A 10 anni dal disastro Greenpeace pubblica due rapporti in cui si mette in evidenza come “la tabella di marcia per lo smantellamento della centrale sia irrealizzabile” e che “serve un nuovo Piano”. Secondo l'associazione “i governi che si sono succeduti negli ultimi dieci anni hanno cercato di ingannare il popolo giapponese, mistificando l'efficacia del programma di decontaminazione e ignorando i rischi radiologici”
di Tommaso Tetro
(Rinnovabili.it) . “E’ ancora contaminato l’85% dell’area speciale di decontaminazione”. Questo il pensiero di Greenpeace a quasi 10 anni di distanza dall’incidente nucleare di Fukushima Daiichi, in Giappone. L’associazione ambientalista pubblica oggi due rapporti (‘Fukushima 2011-2020‘ e ‘Decommissioning of the Fukushima Daiichi nuclear power station from plan-A to plan-B now, from plan-B to plan-C‘) in cui viene messa in evidenza “la complessa eredità del terremoto e dello tsunami dell’11 marzo 2011”, facendo presente che “la tabella di marcia per lo smantellamento della centrale di Fukushima Daiichi è irrealizzabile” che “serve un nuovo Piano”.
Leggi anche Nuovi danni per la centrale di Fukushima, crescono le criticità
“I governi che si sono succeduti negli ultimi dieci anni, soprattutto quelli guidati dal primo ministro Shinzo Abe – commenta Shaun Burnie, senior nuclear specialist di Greenpeace East Asia – hanno cercato di ingannare il popolo giapponese, mistificando l’efficacia del programma di decontaminazione e ignorando i rischi radiologici. Il decennio di inganni da parte del governo e della Tepco deve finire. Un nuovo piano di smantellamento è inevitabile, non possiamo perdere altro tempo”.

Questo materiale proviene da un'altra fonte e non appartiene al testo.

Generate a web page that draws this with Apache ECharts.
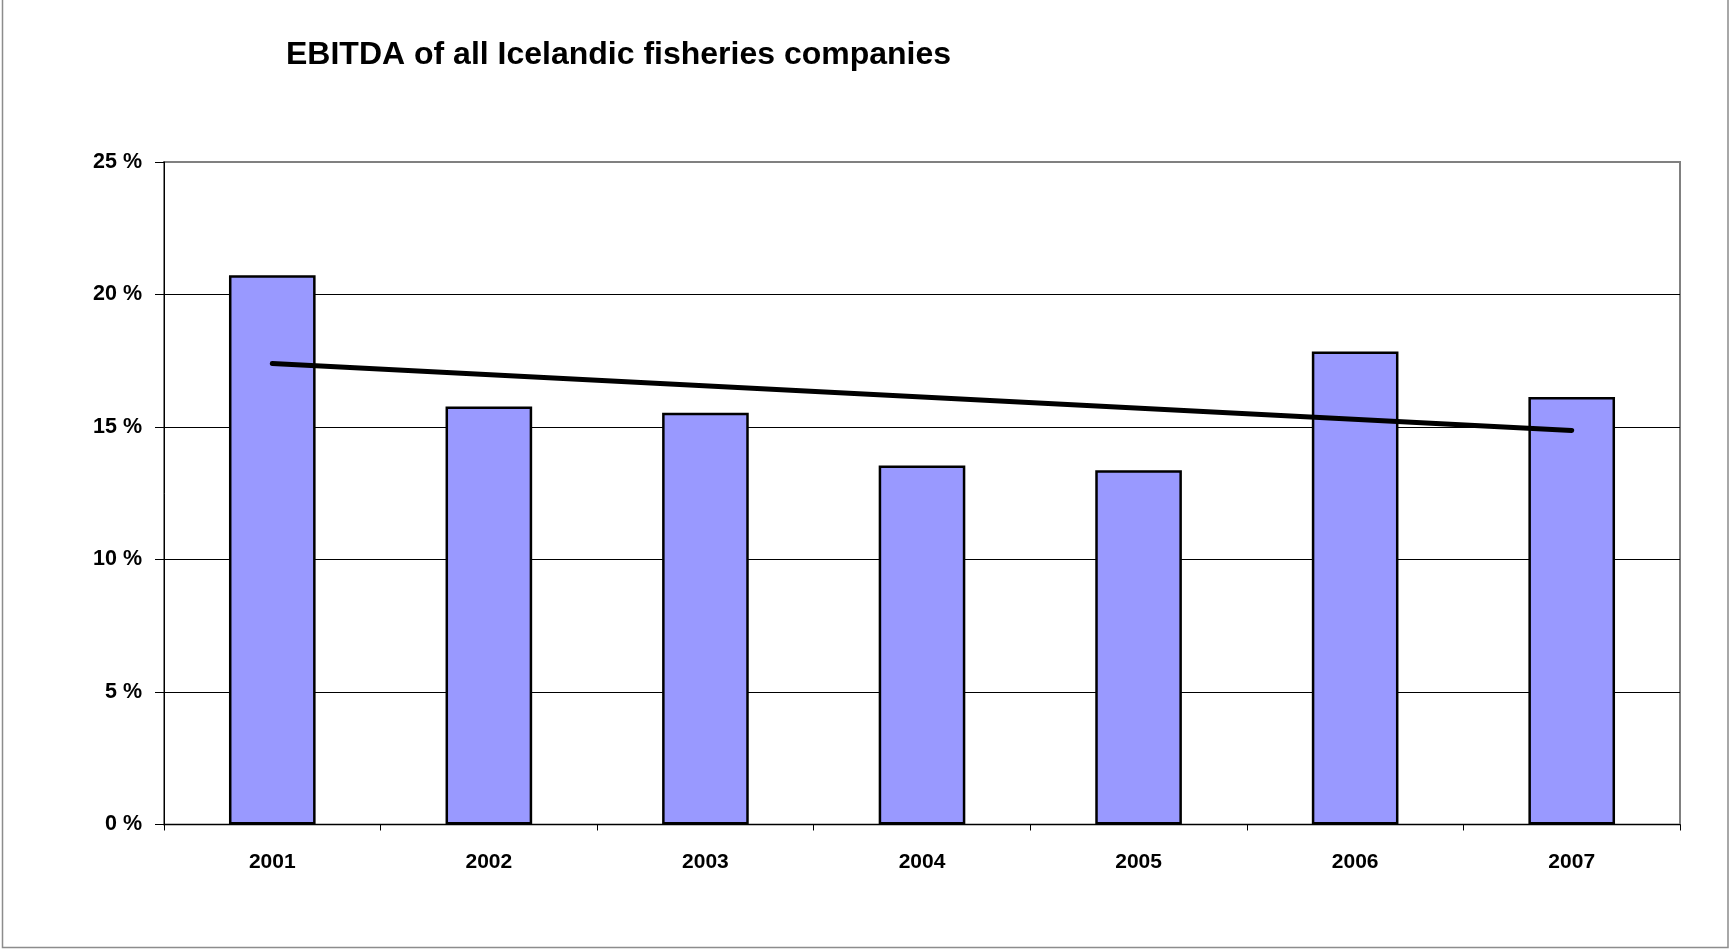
<!DOCTYPE html>
<html>
<head>
<meta charset="utf-8">
<title>EBITDA of all Icelandic fisheries companies</title>
<script src="https://cdn.jsdelivr.net/npm/echarts@6/dist/echarts.min.js"></script>
<style>
  html, body { margin: 0; padding: 0; background: #fff; }
  #chart { width: 1731px; height: 949px; }
</style>
</head>
<body>
<div id="chart"></div>
<script>
// Years on the category axis
const years = ['2001', '2002', '2003', '2004', '2005', '2006', '2007'];
// EBITDA as a share of revenue, percent
const ebitda = [20.73, 15.77, 15.54, 13.55, 13.37, 17.85, 16.13];
// Linear trend: only the two end points are given, the line joins them
const trend = [17.40, null, null, null, null, null, 14.87];
// Value axis ticks
const yTicks = [0, 5, 10, 15, 20, 25];

const FONT = '"Liberation Sans", Arial, sans-serif';

const chart = echarts.init(document.getElementById('chart'), null, { renderer: 'canvas' });

chart.setOption({
  backgroundColor: '#ffffff',
  animation: false,
  title: {
    text: 'EBITDA of all Icelandic fisheries companies',
    left: 281,
    top: 34,
    textStyle: { fontFamily: FONT, fontSize: 32, fontWeight: 'bold', color: '#000' }
  },
  graphic: [{
    type: 'rect',
    shape: { x: 2.5, y: -5, width: 1725.5, height: 952.5 },
    style: { fill: 'none', stroke: '#8c8c8c', lineWidth: 1.5 },
    silent: true,
    z: 100
  }],
  grid: {
    left: 164, right: 51, top: 162, bottom: 124.5,
    show: true,
    borderColor: '#808080',
    borderWidth: 2,
    backgroundColor: '#ffffff'
  },
  xAxis: {
    type: 'category',
    data: years,
    boundaryGap: true,
    axisLine: { show: true, lineStyle: { color: '#000', width: 1 } },
    axisTick: { show: true, alignWithLabel: false, length: 6, lineStyle: { color: '#000' } },
    axisLabel: {
      margin: 27,
      fontFamily: FONT, fontSize: 21, fontWeight: 'bold', color: '#000'
    },
    splitLine: { show: false }
  },
  yAxis: {
    type: 'value',
    min: yTicks[0],
    max: yTicks[yTicks.length - 1],
    interval: yTicks[1] - yTicks[0],
    axisLine: { show: true, lineStyle: { color: '#000', width: 1 } },
    axisTick: { show: true, length: 9, lineStyle: { color: '#000' } },
    axisLabel: {
      margin: 22,
      formatter: '{value} %',
      fontFamily: FONT, fontSize: 21.5, fontWeight: 'bold', color: '#000'
    },
    splitLine: {
      show: true,
      showMaxLine: false,
      lineStyle: { color: '#000', width: 1 }
    }
  },
  series: [
    {
      name: 'EBITDA',
      type: 'bar',
      data: ebitda,
      barWidth: '40%',
      itemStyle: { color: '#9999ff', borderColor: '#000', borderWidth: 2.5 },
      z: 2
    },
    {
      name: 'Trend',
      type: 'line',
      data: trend,
      connectNulls: true,
      symbol: 'none',
      lineStyle: { color: '#000', width: 5, cap: 'round' },
      z: 3
    }
  ]
});
</script>
</body>
</html>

Il primo rapporto descrive “i livelli di radiazione nelle città di Iitate e Namie, nella prefettura di Fukushima. I risultati delle prime indagini mostrano che gli sforzi di decontaminazione sono stati limitati e che l’85% dell’area speciale di decontaminazione è ancora contaminata”. Il secondo documento “analizza l’attuale Piano ufficiale di smantellamento in 30-40 anni”, e lo definisce “un programma deludente e senza prospettive di successo”.
Gli esperti di Greenpeace negli ultimi 10 anni hanno condotto 32 indagini sulle conseguenze radiologiche del disastro, l’ultima nel novembre 2020. I risultati dei rapporti su Fukushima dal 2011 al 2020 mostrano che “la maggior parte degli 840 chilometri quadrati della Special Decontamination Area (SDA), per cui il governo è responsabile della decontaminazione, rimane contaminata da cesio radioattivo. E’ indefinito il quadro temporale entro cui il livello obiettivo di decontaminazione a lungo termine del governo giapponese sarà raggiunto in molte aree. I cittadini saranno comunque esposti per decenni a radiazioni superiori al massimo raccomandato”.
Inoltre, “non ci sono piani credibili per il recupero delle centinaia di tonnellate di detriti di combustibile nucleare che rimangono all’interno e sotto i tre contenitori a pressione del reattore; la contaminazione dell’acqua usata per il raffreddamento dei reattori, delle acque sotterranee e di quelle successivamente accumulate nei serbatoi, continuerà ad aumentare nel futuro, a meno che non si adotti un nuovo approccio. Tutto il materiale nucleare contaminato dovrebbe rimanere sul sito a tempo indeterminato. Se i detriti di combustibile nucleare verranno recuperati, anch’essi dovrebbero rimanere sul posto. Fukushima Daiichi è già e dovrebbe rimanere un sito di stoccaggio di rifiuti nucleari a lungo termine”.
Leggi anche Fukushima, dopo 10 anni finalmente liberato il reattore 3
Infine il pezzo che guarda avanti: “Il piano attuale è irraggiungibile nell’arco di tempo di 30-40 anni definito dall’attuale tabella di marcia. È impossibile da realizzare se l’obiettivo è il ritorno allo status di greenfield”. Per questo Greenpeace raccomanda “un fondamentale ripensamento nell’approccio e un nuovo piano per lo smantellamento del sito di Fukushima Daiichi, inclusa una revisione dei tempi di rimozione del combustibile fuso a 50-100 anni o più, con la costruzione di edifici di contenimento sicuri per il lungo termine”.